◆ **YOUR GOAL**
Only the lines from the start of the data through the line containing "const left = 79, right" should be written out, exactly as they are, with both ends included and the pictures left out.

◆ **MATERIAL PROVIDED**

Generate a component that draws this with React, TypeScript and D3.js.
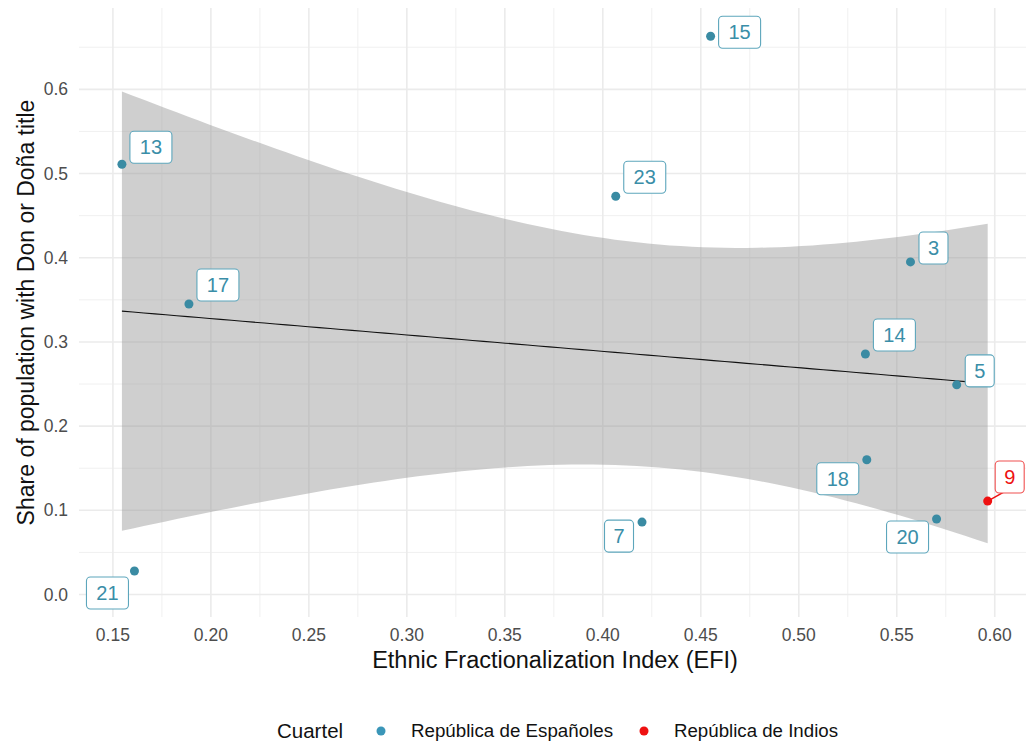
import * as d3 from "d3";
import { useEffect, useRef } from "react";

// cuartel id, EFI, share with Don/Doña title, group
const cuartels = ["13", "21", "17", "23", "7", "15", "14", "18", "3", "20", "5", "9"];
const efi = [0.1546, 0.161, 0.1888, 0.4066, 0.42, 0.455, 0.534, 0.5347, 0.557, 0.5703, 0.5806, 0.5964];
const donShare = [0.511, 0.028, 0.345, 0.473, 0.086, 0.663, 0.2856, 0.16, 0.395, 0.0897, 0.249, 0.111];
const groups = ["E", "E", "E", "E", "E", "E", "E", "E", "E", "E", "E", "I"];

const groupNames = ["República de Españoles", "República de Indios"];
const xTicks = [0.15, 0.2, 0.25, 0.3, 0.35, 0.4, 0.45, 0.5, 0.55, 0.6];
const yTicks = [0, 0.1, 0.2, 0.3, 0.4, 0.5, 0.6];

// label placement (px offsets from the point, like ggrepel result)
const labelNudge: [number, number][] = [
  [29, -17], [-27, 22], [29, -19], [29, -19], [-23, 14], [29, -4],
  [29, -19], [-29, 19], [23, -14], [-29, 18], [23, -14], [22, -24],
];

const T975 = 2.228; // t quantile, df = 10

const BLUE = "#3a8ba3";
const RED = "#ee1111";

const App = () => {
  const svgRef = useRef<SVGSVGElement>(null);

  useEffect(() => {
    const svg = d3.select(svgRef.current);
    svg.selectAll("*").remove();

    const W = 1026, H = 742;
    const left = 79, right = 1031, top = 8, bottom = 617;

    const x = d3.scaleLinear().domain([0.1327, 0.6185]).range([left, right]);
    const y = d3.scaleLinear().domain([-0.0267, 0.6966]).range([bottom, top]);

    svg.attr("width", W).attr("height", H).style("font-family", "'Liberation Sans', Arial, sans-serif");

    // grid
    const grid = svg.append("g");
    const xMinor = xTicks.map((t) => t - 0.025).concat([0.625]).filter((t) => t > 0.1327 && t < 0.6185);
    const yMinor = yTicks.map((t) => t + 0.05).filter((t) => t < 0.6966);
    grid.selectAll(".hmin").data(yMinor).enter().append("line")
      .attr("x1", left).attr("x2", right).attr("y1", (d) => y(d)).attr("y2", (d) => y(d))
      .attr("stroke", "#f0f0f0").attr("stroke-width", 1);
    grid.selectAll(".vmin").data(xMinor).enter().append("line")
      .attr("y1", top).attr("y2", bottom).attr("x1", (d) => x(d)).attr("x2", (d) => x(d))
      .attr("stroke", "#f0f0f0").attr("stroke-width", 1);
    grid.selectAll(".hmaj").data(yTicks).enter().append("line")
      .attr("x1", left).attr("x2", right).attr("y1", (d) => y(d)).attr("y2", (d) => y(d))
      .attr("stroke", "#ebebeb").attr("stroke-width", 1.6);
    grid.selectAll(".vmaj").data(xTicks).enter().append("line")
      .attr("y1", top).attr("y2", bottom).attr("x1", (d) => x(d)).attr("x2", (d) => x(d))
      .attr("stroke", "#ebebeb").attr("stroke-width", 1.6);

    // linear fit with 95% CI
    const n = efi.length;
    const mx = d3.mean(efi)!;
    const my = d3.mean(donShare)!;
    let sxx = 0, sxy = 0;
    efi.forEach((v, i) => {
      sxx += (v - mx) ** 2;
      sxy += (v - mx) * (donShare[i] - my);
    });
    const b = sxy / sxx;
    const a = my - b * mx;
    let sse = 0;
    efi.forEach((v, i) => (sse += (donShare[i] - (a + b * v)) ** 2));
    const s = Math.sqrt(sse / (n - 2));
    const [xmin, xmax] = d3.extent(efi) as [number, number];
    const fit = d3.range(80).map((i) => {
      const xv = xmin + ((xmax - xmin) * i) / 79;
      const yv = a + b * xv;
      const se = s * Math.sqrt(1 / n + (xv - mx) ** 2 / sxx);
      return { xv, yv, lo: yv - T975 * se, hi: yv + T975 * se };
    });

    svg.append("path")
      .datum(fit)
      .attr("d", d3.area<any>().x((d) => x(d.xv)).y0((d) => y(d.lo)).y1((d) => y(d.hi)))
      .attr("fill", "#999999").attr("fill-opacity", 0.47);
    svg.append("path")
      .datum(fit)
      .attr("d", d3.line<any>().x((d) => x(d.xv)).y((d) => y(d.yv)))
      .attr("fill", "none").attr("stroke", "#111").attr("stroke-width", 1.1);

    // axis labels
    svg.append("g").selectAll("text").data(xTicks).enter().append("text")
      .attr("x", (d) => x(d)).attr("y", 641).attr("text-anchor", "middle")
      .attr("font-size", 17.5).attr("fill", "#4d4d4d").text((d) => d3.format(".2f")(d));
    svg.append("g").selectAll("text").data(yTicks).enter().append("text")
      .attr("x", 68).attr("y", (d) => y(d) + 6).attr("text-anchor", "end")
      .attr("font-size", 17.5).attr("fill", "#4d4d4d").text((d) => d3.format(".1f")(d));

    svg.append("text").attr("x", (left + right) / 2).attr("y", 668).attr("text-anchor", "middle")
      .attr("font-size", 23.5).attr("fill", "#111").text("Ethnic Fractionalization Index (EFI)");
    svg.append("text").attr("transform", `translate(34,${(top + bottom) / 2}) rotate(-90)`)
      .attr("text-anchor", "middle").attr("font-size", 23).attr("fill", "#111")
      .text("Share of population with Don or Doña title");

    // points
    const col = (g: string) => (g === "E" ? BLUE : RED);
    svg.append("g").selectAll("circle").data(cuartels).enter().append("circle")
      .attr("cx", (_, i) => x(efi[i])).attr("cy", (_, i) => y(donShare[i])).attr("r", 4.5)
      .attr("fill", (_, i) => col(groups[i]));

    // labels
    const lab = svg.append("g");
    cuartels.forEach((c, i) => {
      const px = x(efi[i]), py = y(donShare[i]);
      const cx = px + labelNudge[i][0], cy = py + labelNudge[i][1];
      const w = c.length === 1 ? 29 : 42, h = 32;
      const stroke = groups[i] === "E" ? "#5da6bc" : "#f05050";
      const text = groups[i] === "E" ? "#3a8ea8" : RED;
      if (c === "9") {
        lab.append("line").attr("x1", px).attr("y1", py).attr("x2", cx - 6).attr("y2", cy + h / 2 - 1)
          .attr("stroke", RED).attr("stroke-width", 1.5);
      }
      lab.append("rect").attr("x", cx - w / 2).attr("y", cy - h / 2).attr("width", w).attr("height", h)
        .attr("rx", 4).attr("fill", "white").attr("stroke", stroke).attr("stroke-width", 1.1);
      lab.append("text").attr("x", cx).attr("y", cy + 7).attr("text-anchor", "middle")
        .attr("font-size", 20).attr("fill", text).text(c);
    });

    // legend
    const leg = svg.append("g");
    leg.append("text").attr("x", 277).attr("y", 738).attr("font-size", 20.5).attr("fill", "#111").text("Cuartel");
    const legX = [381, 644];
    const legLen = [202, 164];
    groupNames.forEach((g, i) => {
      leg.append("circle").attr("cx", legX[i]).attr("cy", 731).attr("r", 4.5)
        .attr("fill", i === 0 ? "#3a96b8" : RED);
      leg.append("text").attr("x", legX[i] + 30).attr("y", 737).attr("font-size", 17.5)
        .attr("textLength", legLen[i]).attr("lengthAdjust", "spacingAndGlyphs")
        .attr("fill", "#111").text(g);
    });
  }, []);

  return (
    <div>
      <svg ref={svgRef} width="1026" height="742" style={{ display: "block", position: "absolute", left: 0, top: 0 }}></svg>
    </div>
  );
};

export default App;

◆ **WRITTEN SOLUTION**
Generate a component that draws this with React, TypeScript and D3.js.
import * as d3 from "d3";
import { useEffect, useRef } from "react";

// cuartel id, EFI, share with Don/Doña title, group
const cuartels = ["13", "21", "17", "23", "7", "15", "14", "18", "3", "20", "5", "9"];
const efi = [0.1546, 0.161, 0.1888, 0.4066, 0.42, 0.455, 0.534, 0.5347, 0.557, 0.5703, 0.5806, 0.5964];
const donShare = [0.511, 0.028, 0.345, 0.473, 0.086, 0.663, 0.2856, 0.16, 0.395, 0.0897, 0.249, 0.111];
const groups = ["E", "E", "E", "E", "E", "E", "E", "E", "E", "E", "E", "I"];

const groupNames = ["República de Españoles", "República de Indios"];
const xTicks = [0.15, 0.2, 0.25, 0.3, 0.35, 0.4, 0.45, 0.5, 0.55, 0.6];
const yTicks = [0, 0.1, 0.2, 0.3, 0.4, 0.5, 0.6];

// label placement (px offsets from the point, like ggrepel result)
const labelNudge: [number, number][] = [
  [29, -17], [-27, 22], [29, -19], [29, -19], [-23, 14], [29, -4],
  [29, -19], [-29, 19], [23, -14], [-29, 18], [23, -14], [22, -24],
];

const T975 = 2.228; // t quantile, df = 10

const BLUE = "#3a8ba3";
const RED = "#ee1111";

const App = () => {
  const svgRef = useRef<SVGSVGElement>(null);

  useEffect(() => {
    const svg = d3.select(svgRef.current);
    svg.selectAll("*").remove();

    const W = 1026, H = 742;
    const left = 79, right = 1031, top = 8, bottom = 617;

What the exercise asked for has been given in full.